Dogs can rely more on their own judgement than the directions of a human who is misleading them. In a recent study published in the journal Proceedings of the Royal Society B, researchers at the University of Vienna have concluded that dogs can rely on their own judgement rather than blindly following the directions of a human even though they’d been taught to trust that person.
They found this out by putting food under one of two opaque buckets. The dogs had been trained to trust the person who pointed out where the food was. So, when they pointed at the bucket covering the food the dogs went to that bucket and accessed the food.
They then had a second person move the food from the bucket where the food was to another bucket while the trusted person was watching. When that trusted person pointed to the bucket from which the food had been removed two-thirds of the dogs no longer trusted the person and decided to go to the other bucket instead.

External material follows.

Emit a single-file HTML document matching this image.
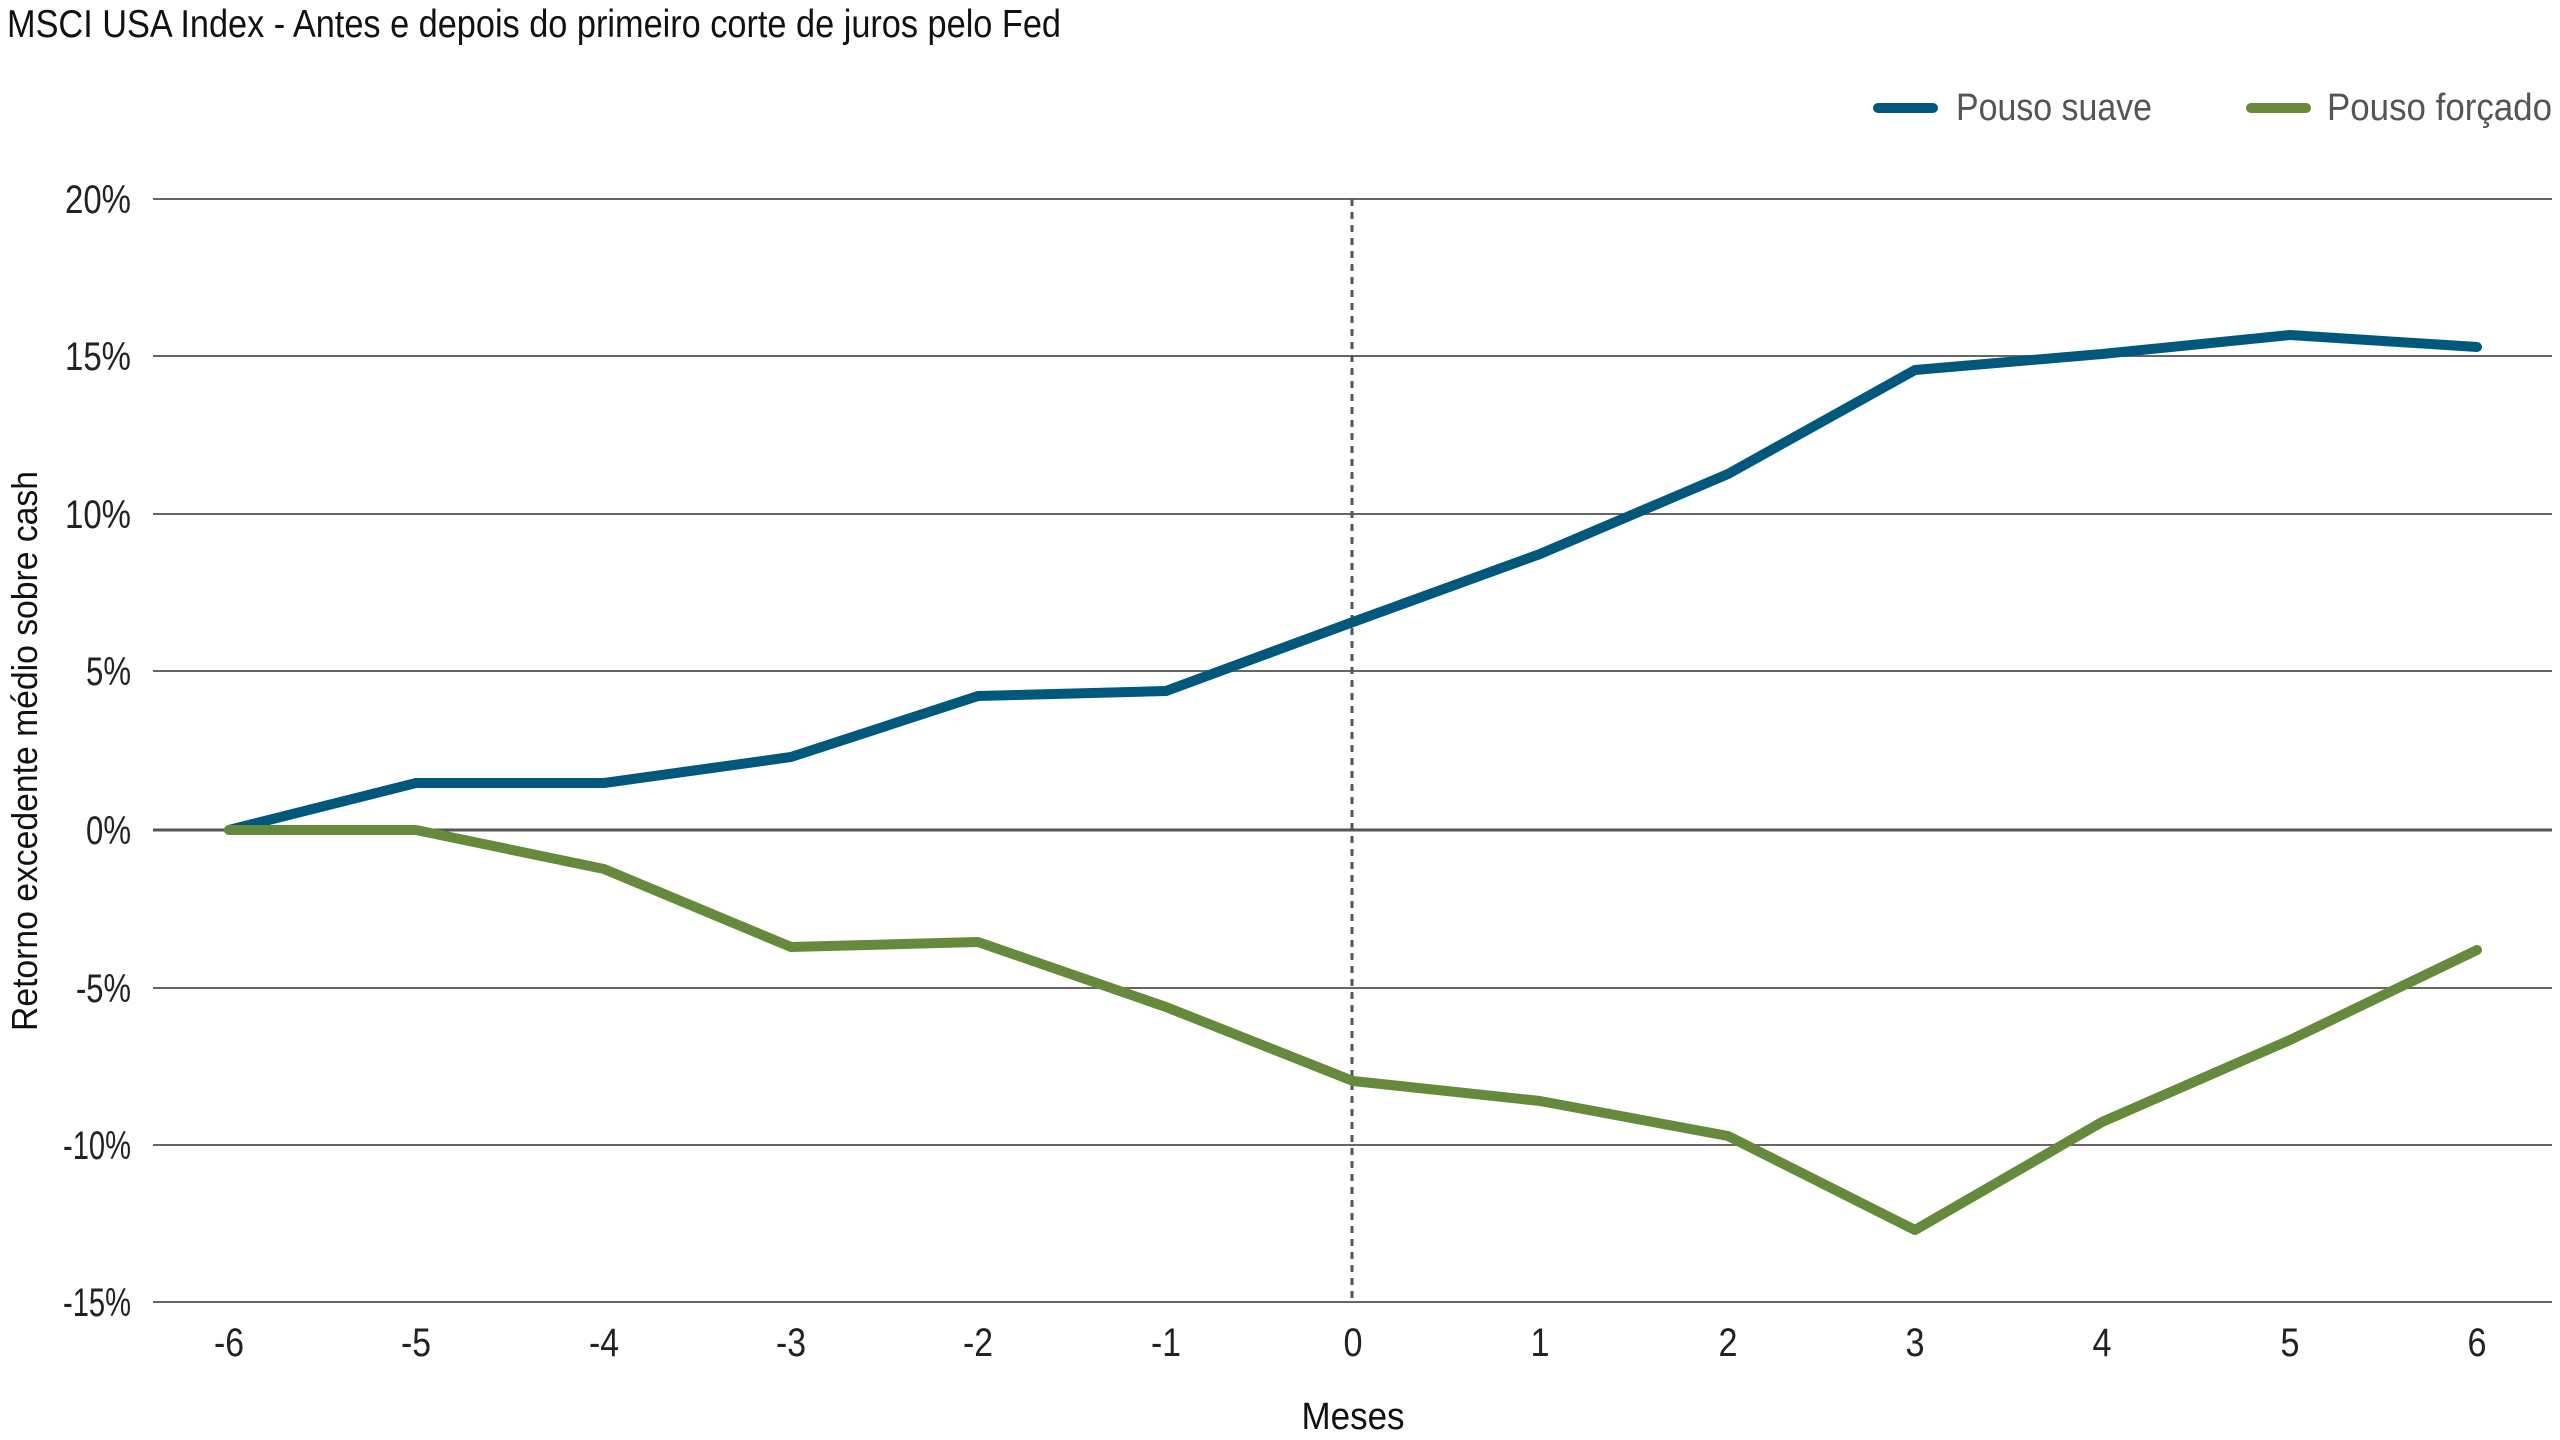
<!DOCTYPE html>
<html><head><meta charset="utf-8"><style>
html,body{margin:0;padding:0;background:#fff;}
svg{display:block;}
text{font-family:"Liberation Sans Narrow","Liberation Sans",sans-serif;}
</style></head><body>
<svg width="2560" height="1440" viewBox="0 0 2560 1440" xmlns="http://www.w3.org/2000/svg">
<text x="7" y="37" font-size="39" fill="#111" textLength="1054" lengthAdjust="spacingAndGlyphs">MSCI USA Index - Antes e depois do primeiro corte de juros pelo Fed</text>

<!-- legend -->
<line x1="1878" y1="108" x2="1933" y2="108" stroke="#00587c" stroke-width="10" stroke-linecap="round"/>
<text x="1956" y="120" font-size="38" fill="#555" textLength="196" lengthAdjust="spacingAndGlyphs">Pouso suave</text>
<line x1="2251" y1="108" x2="2306" y2="108" stroke="#658a3c" stroke-width="10" stroke-linecap="round"/>
<text x="2327" y="120" font-size="38" fill="#555" textLength="225" lengthAdjust="spacingAndGlyphs">Pouso forçado</text>

<!-- grid -->
<g stroke="#666" stroke-width="2">
<line x1="153" y1="199" x2="2552" y2="199"/>
<line x1="153" y1="356" x2="2552" y2="356"/>
<line x1="153" y1="514" x2="2552" y2="514"/>
<line x1="153" y1="671" x2="2552" y2="671"/>
<line x1="153" y1="988" x2="2552" y2="988"/>
<line x1="153" y1="1145" x2="2552" y2="1145"/>
<line x1="153" y1="1302" x2="2552" y2="1302"/>
</g>
<line x1="153" y1="830" x2="2552" y2="830" stroke="#555" stroke-width="3"/>

<!-- y labels -->
<g font-size="40" fill="#222" text-anchor="end">
<text x="131" y="213" textLength="66" lengthAdjust="spacingAndGlyphs">20%</text>
<text x="131" y="370" textLength="66" lengthAdjust="spacingAndGlyphs">15%</text>
<text x="131" y="528" textLength="66" lengthAdjust="spacingAndGlyphs">10%</text>
<text x="131" y="685" textLength="45" lengthAdjust="spacingAndGlyphs">5%</text>
<text x="131" y="844" textLength="45" lengthAdjust="spacingAndGlyphs">0%</text>
<text x="131" y="1002" textLength="55" lengthAdjust="spacingAndGlyphs">-5%</text>
<text x="131" y="1159" textLength="68" lengthAdjust="spacingAndGlyphs">-10%</text>
<text x="131" y="1316" textLength="68" lengthAdjust="spacingAndGlyphs">-15%</text>
</g>

<!-- x labels -->
<g font-size="40" fill="#222" text-anchor="middle">
<text x="229" y="1356" textLength="30" lengthAdjust="spacingAndGlyphs">-6</text>
<text x="416" y="1356" textLength="30" lengthAdjust="spacingAndGlyphs">-5</text>
<text x="604" y="1356" textLength="30" lengthAdjust="spacingAndGlyphs">-4</text>
<text x="791" y="1356" textLength="30" lengthAdjust="spacingAndGlyphs">-3</text>
<text x="978" y="1356" textLength="30" lengthAdjust="spacingAndGlyphs">-2</text>
<text x="1166" y="1356" textLength="30" lengthAdjust="spacingAndGlyphs">-1</text>
<text x="1353" y="1356" textLength="19" lengthAdjust="spacingAndGlyphs">0</text>
<text x="1540" y="1356" textLength="19" lengthAdjust="spacingAndGlyphs">1</text>
<text x="1728" y="1356" textLength="19" lengthAdjust="spacingAndGlyphs">2</text>
<text x="1915" y="1356" textLength="19" lengthAdjust="spacingAndGlyphs">3</text>
<text x="2102" y="1356" textLength="19" lengthAdjust="spacingAndGlyphs">4</text>
<text x="2290" y="1356" textLength="19" lengthAdjust="spacingAndGlyphs">5</text>
<text x="2477" y="1356" textLength="19" lengthAdjust="spacingAndGlyphs">6</text>
</g>
<text x="1353" y="1429" font-size="38" fill="#111" text-anchor="middle" textLength="103" lengthAdjust="spacingAndGlyphs">Meses</text>
<text transform="translate(37,751) rotate(-90)" font-size="36" fill="#111" text-anchor="middle" textLength="560" lengthAdjust="spacingAndGlyphs">Retorno excedente médio sobre cash</text>

<!-- dashed zero line -->
<line x1="1352" y1="199" x2="1352" y2="1302" stroke="#555" stroke-width="3" stroke-dasharray="7,6"/>

<!-- series -->
<polyline fill="none" stroke="#00587c" stroke-width="10" stroke-linejoin="round" stroke-linecap="round"
points="229,830 416,783 604,783 791,757 978,696 1166,691 1353,622 1540,554 1728,474 1915,370 2102,354 2290,335 2477,347"/>
<polyline fill="none" stroke="#658a3c" stroke-width="10" stroke-linejoin="round" stroke-linecap="round"
points="229,830 416,830 604,869 791,947 978,942 1166,1007 1353,1081 1540,1101 1728,1136 1915,1230 2102,1122 2290,1040 2477,950"/>
</svg>
</body></html>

To stress, under these circumstances two thirds of the dogs ignored the communicating or pointing person who had witnessed a food switch and instead went to the other bucket that contained the food but which on prior tests did not.
The 260 participating dogs were border collies, terriers, schnauzers, retrievers and other purebred dogs. The lead scientist said that the dogs did not rely on the trusted communicator and pointer anymore which was in contrast to similar studies involving apes and children under five years of age. In these previous studies young children and non-human primates would still follow the misleading communication.
Not all dog breeds had this independence of thought. It was decided that terriers were the only breed that behave like human infants and apes. It seems that dogs don’t follow misleading human gestures blindly. The majority don’t. They seem to be able to gauge the trustworthiness of the communicator and can discriminate between those providing good directions and those that aren’t.
The study is called: Dogs follow human misleading suggestions more often when the informant has a false belief (the title is opaque (!) just like the buckets in my view and badly formulated). In the abstract to the study (the summary) they say they investigated whether dogs can tell the difference between humans having a true or false belief.
The conclusion was that “Overall, we provide evidence that pet dogs distinguish between TB and FB scenarios, suggesting that the mechanisms underlying sensitivity to others’ beliefs have not evolved uniquely in the primate lineage.”
My translation of that is as follows. They are saying that dogs are sensitive to whether a human believes something or is providing misleading information and therefore does not believe what they are saying. In the quote, ‘TB’ stands for “human true” belief whereas ‘FB’ stands for “false belief”.